WHAT TO WORK ON:
Repeat the lines below exactly as they appear, but leave out the images.

---*---

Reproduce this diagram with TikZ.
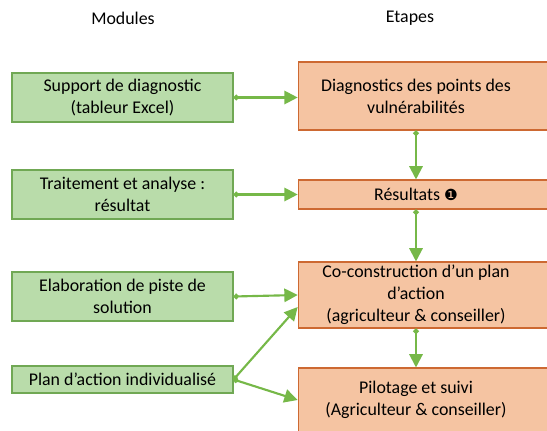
\documentclass[tikz,border=0pt]{standalone}
\usepackage{fontspec}
\setmainfont{Carlito}
\newfontfamily\symfont{DejaVu Sans}
\usetikzlibrary{arrows.meta}

\definecolor{modfill}{RGB}{185,220,170}
\definecolor{modline}{RGB}{112,168,84}
\definecolor{etfill}{RGB}{245,196,162}
\definecolor{etline}{RGB}{205,105,50}
\definecolor{flow}{RGB}{118,184,72}

\tikzset{
  module/.style={draw=modline, fill=modfill, line width=0.8pt, minimum width=165.75pt, align=center,
    inner ysep=1pt, font=\fontsize{13.4}{16.5}\selectfont},
  etape/.style={draw=etline, fill=etfill, line width=0.8pt, minimum width=183.75pt, inner ysep=0.5pt,
    font=\fontsize{13.4}{16.5}\selectfont,
    execute at begin node={\begin{minipage}{170pt}\centering},
    execute at end node={\end{minipage}\hspace*{17.25pt}}},
  fleche/.style={draw=flow, line width=1.6pt, {Circle[length=4pt]}-{Triangle[length=10pt,width=10pt]}}
}

\begin{document}
\begin{tikzpicture}[x=0.75pt, y=-0.75pt]
  \useasboundingbox (0,0) rectangle (547,430);

  % headings
  \node[font=\fontsize{13.4}{15}\selectfont] (modules) at (123,18) {Modules};
  \node[font=\fontsize{13.4}{15}\selectfont] (etapes) at (410,18) {Etapes};

  % modules (left column)
  \node[module, minimum height=36.75pt] (m1) at (122.5,97.5) {Support de diagnostic\\(tableur Excel)};
  \node[module, minimum height=36.75pt] (m2) at (122.5,194.5) {Traitement et analyse :\\résultat};
  \node[module, minimum height=36.75pt] (m3) at (122.5,296.5) {Elaboration de piste de\\solution};
  \node[module, minimum height=20.25pt] (m4) at (122.5,379.5) {Plan d’action individualisé};

  % etapes (right column)
  \node[etape, minimum height=51pt] (a) at (427.5,96) {Diagnostics des points des\\vulnérabilités\\[6pt]};
  \node[etape, minimum height=21.75pt] (b) at (427.5,194.5) {Résultats {\symfont\fontsize{11.5}{14}\selectfont ❶}};
  \node[etape, minimum height=49.5pt] (c) at (427.5,295) {Co-construction d’un plan\\d’action\\(agriculteur \& conseiller)};
  \node[etape, minimum height=48pt] (d) at (427.5,400) {Pilotage et suivi\\(Agriculteur \& conseiller)\\[6pt]};

  \coordinate (axe) at (416,0);

  % modules -> etapes
  \draw[fleche] (m1.east) -- (a.west |- m1.east);
  \draw[fleche] (m2.east) -- (b.west);
  \draw[fleche] (m3.east) -- (c.west);
  \draw[fleche] (m4.east) -- ([yshift=-9pt]c.west);
  \draw[fleche] (m4.east) -- (d.west);

  % enchainement des etapes
  \draw[fleche] (a.south -| axe) -- (b.north -| axe);
  \draw[fleche] (b.south -| axe) -- (c.north -| axe);
  \draw[fleche] (c.south -| axe) -- (d.north -| axe);
\end{tikzpicture}
\end{document}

---*---

FINAL RESULT:
Reproduce this diagram with TikZ.
\documentclass[tikz,border=0pt]{standalone}
\usepackage{fontspec}
\setmainfont{Carlito}
\newfontfamily\symfont{DejaVu Sans}
\usetikzlibrary{arrows.meta}

\definecolor{modfill}{RGB}{185,220,170}
\definecolor{modline}{RGB}{112,168,84}
\definecolor{etfill}{RGB}{245,196,162}
\definecolor{etline}{RGB}{205,105,50}
\definecolor{flow}{RGB}{118,184,72}

\tikzset{
  module/.style={draw=modline, fill=modfill, line width=0.8pt, minimum width=165.75pt, align=center,
    inner ysep=1pt, font=\fontsize{13.4}{16.5}\selectfont},
  etape/.style={draw=etline, fill=etfill, line width=0.8pt, minimum width=183.75pt, inner ysep=0.5pt,
    font=\fontsize{13.4}{16.5}\selectfont,
    execute at begin node={\begin{minipage}{170pt}\centering},
    execute at end node={\end{minipage}\hspace*{17.25pt}}},
  fleche/.style={draw=flow, line width=1.6pt, {Circle[length=4pt]}-{Triangle[length=10pt,width=10pt]}}
}

\begin{document}
\begin{tikzpicture}[x=0.75pt, y=-0.75pt]
  \useasboundingbox (0,0) rectangle (547,430);

  % headings
  \node[font=\fontsize{13.4}{15}\selectfont] (modules) at (123,18) {Modules};
  \node[font=\fontsize{13.4}{15}\selectfont] (etapes) at (410,18) {Etapes};

  % modules (left column)
  \node[module, minimum height=36.75pt] (m1) at (122.5,97.5) {Support de diagnostic\\(tableur Excel)};
  \node[module, minimum height=36.75pt] (m2) at (122.5,194.5) {Traitement et analyse :\\résultat};
  \node[module, minimum height=36.75pt] (m3) at (122.5,296.5) {Elaboration de piste de\\solution};
  \node[module, minimum height=20.25pt] (m4) at (122.5,379.5) {Plan d’action individualisé};

  % etapes (right column)
  \node[etape, minimum height=51pt] (a) at (427.5,96) {Diagnostics des points des\\vulnérabilités\\[6pt]};
  \node[etape, minimum height=21.75pt] (b) at (427.5,194.5) {Résultats {\symfont\fontsize{11.5}{14}\selectfont ❶}};
  \node[etape, minimum height=49.5pt] (c) at (427.5,295) {Co-construction d’un plan\\d’action\\(agriculteur \& conseiller)};
  \node[etape, minimum height=48pt] (d) at (427.5,400) {Pilotage et suivi\\(Agriculteur \& conseiller)\\[6pt]};

  \coordinate (axe) at (416,0);

  % modules -> etapes
  \draw[fleche] (m1.east) -- (a.west |- m1.east);
  \draw[fleche] (m2.east) -- (b.west);
  \draw[fleche] (m3.east) -- (c.west);
  \draw[fleche] (m4.east) -- ([yshift=-9pt]c.west);
  \draw[fleche] (m4.east) -- (d.west);

  % enchainement des etapes
  \draw[fleche] (a.south -| axe) -- (b.north -| axe);
  \draw[fleche] (b.south -| axe) -- (c.north -| axe);
  \draw[fleche] (c.south -| axe) -- (d.north -| axe);
\end{tikzpicture}
\end{document}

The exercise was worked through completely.